President Donald Trump has again won Ohio, the Associated Press declared early Wednesday morning.
Trump led with 53% of the vote to former Vice President Joe Biden’s 45% in unofficial results at midnight with about 5.7 million votes tabulated.
Biden had led in early returns, which include absentee ballots either mailed or cast at early vote sites in the weeks before Election Day. Those tend to favor Democrats.
Trump took the lead a little before 10 p.m. and the major cable networks projected a Trump win around midnight.
At least 306,417absentee and provisional ballots were still outstanding early Wednesday morning. Those numbers will change as more counties finish reporting their results.
About 8 million Ohioans were registered to vote ahead of the election and officials estimated turnout could reach 75%. Final tallies are expected Nov. 18, after late-arriving absentee ballots and provisional ballots are counted.
Trump won Ohio by 8 percentage points in 2016, running up the score in Ohio’s many rural counties and winning the suburbs by comfortable margins. Biden’s challenge was to boost turnout in the state’s heavily urban areas and win over suburban voters, including Republicans who supported former Gov. John Kasich over Trump.
Trump improved in the Mahoning Valley and rural Ohio and lost a little ground in the suburbs, according to unofficial results. But Biden wasn’t able to make up the difference in the state’s urban centers.
“We had a great night in Ohio,” Ohio Republican Party Chairman Jane Timken said at a party watch party in the Columbus suburb of Westerville. “I continue to believe that Americans and Ohioans believe in the American dream and President Trump delivers the American dream for the future.”

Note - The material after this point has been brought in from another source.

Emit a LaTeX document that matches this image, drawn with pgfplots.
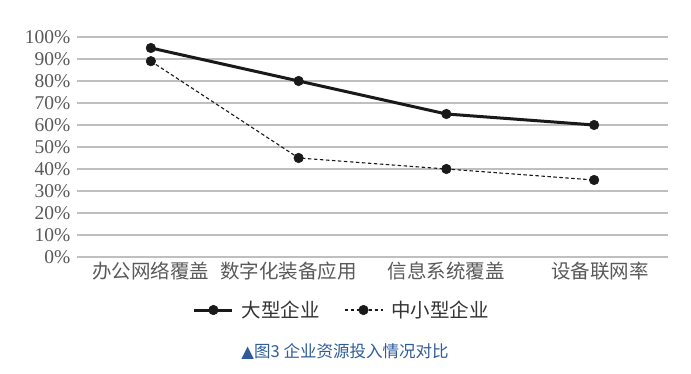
\documentclass[border=0pt]{standalone}
\usepackage{pgfplots}
\pgfplotsset{compat=1.18}
\usepackage{fontspec}
\setmainfont{Liberation Serif}
\newfontfamily\cjk{Noto Sans CJK SC}
\newfontfamily\sym{DejaVu Sans}
\definecolor{gridgray}{HTML}{BFBFBF}
\definecolor{txtgray}{HTML}{595959}
\definecolor{capblue}{HTML}{2F5C99}
\begin{document}
\begin{tikzpicture}[x=1pt,y=1pt]
\path[use as bounding box] (-77,-117) rectangle (614,257);
\begin{axis}[
  at={(0,0)}, anchor=south west,
  scale only axis, width=591pt, height=220pt,
  xmin=-0.5, xmax=3.5, ymin=0, ymax=100,
  axis line style={draw=none},
  major tick length=0pt,
  ytick={0,10,...,100},
  yticklabel={\pgfmathprintnumber{\tick}\%},
  /pgf/number format/assume math mode=true,
  yticklabel style={font=\fontsize{19.5}{19.5}\selectfont, text=txtgray, xshift=-3pt},
  xtick={0,0.93,2,3.04},
  xticklabels={办公网络覆盖,数字化装备应用,信息系统覆盖,设备联网率},
  xticklabel style={font=\cjk\fontsize{19.5}{19.5}\selectfont, text=txtgray, yshift=-1pt},
  ymajorgrids,
  grid style={gridgray, line width=1.3pt},
  clip=false,
  legend columns=2,
  legend style={at={(axis description cs:0.448,-0.241)}, anchor=center, draw=none, fill=none,
    font=\cjk\fontsize{19.5}{19.5}\selectfont, text=black!80,
    /tikz/every odd column/.append style={column sep=6pt},
    /tikz/every even column/.append style={column sep=22pt}},
  legend image code/.code={\draw[mark repeat=2,mark phase=2,#1] plot coordinates {(0pt,0pt)(19pt,0pt)(38pt,0pt)};},
]
\addplot[black!90, line width=3pt, mark=*, mark size=4.8pt, mark options={solid, line width=0.5pt, fill=black!90}]
  coordinates {(0,95)(1,80)(2,65)(3,60)};
\addlegendentry{大型企业}
\addplot[black!90, line width=1.1pt, dash pattern=on 3.5pt off 2.5pt, mark=*, mark size=4.8pt, mark options={solid, line width=0.5pt, fill=black!90}]
  coordinates {(0,89)(1,45)(2,40)(3,35)};
\addlegendentry{中小型企业}
\end{axis}
\node[font=\cjk\fontsize{16.5}{16.5}\selectfont, text=capblue] at (268,-95) {{\sym ▲}图3 企业资源投入情况对比};
\end{tikzpicture}
\end{document}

Public opinion polls showed a close race in Ohio, within the margin of error, for the last few months of the campaign.
Ohio was more crucial for a Trump win – no Republican has won the White House without it. And an early-evening loss in Ohio might signal a flip back to the Democrats among other midwestern states such as Wisconsin and Michigan.
National pundits and, at times it seemed, the campaigns had written off Ohio as safely in Trump’s column. But both campaigns sent surrogates and beefed up get out the vote efforts in the last two months of the race.
Biden made a last-minute appearance in Cleveland on Monday afternoon, making the case he’ll be a better leader on COVID-19, jobs, foreign policy and more.
“I’m running as a proud Democrat, but I’ll govern as an American president,” Biden said. “I promise you I’ll work as hard for those who don’t support me as those who do. That’s the job of an American president.”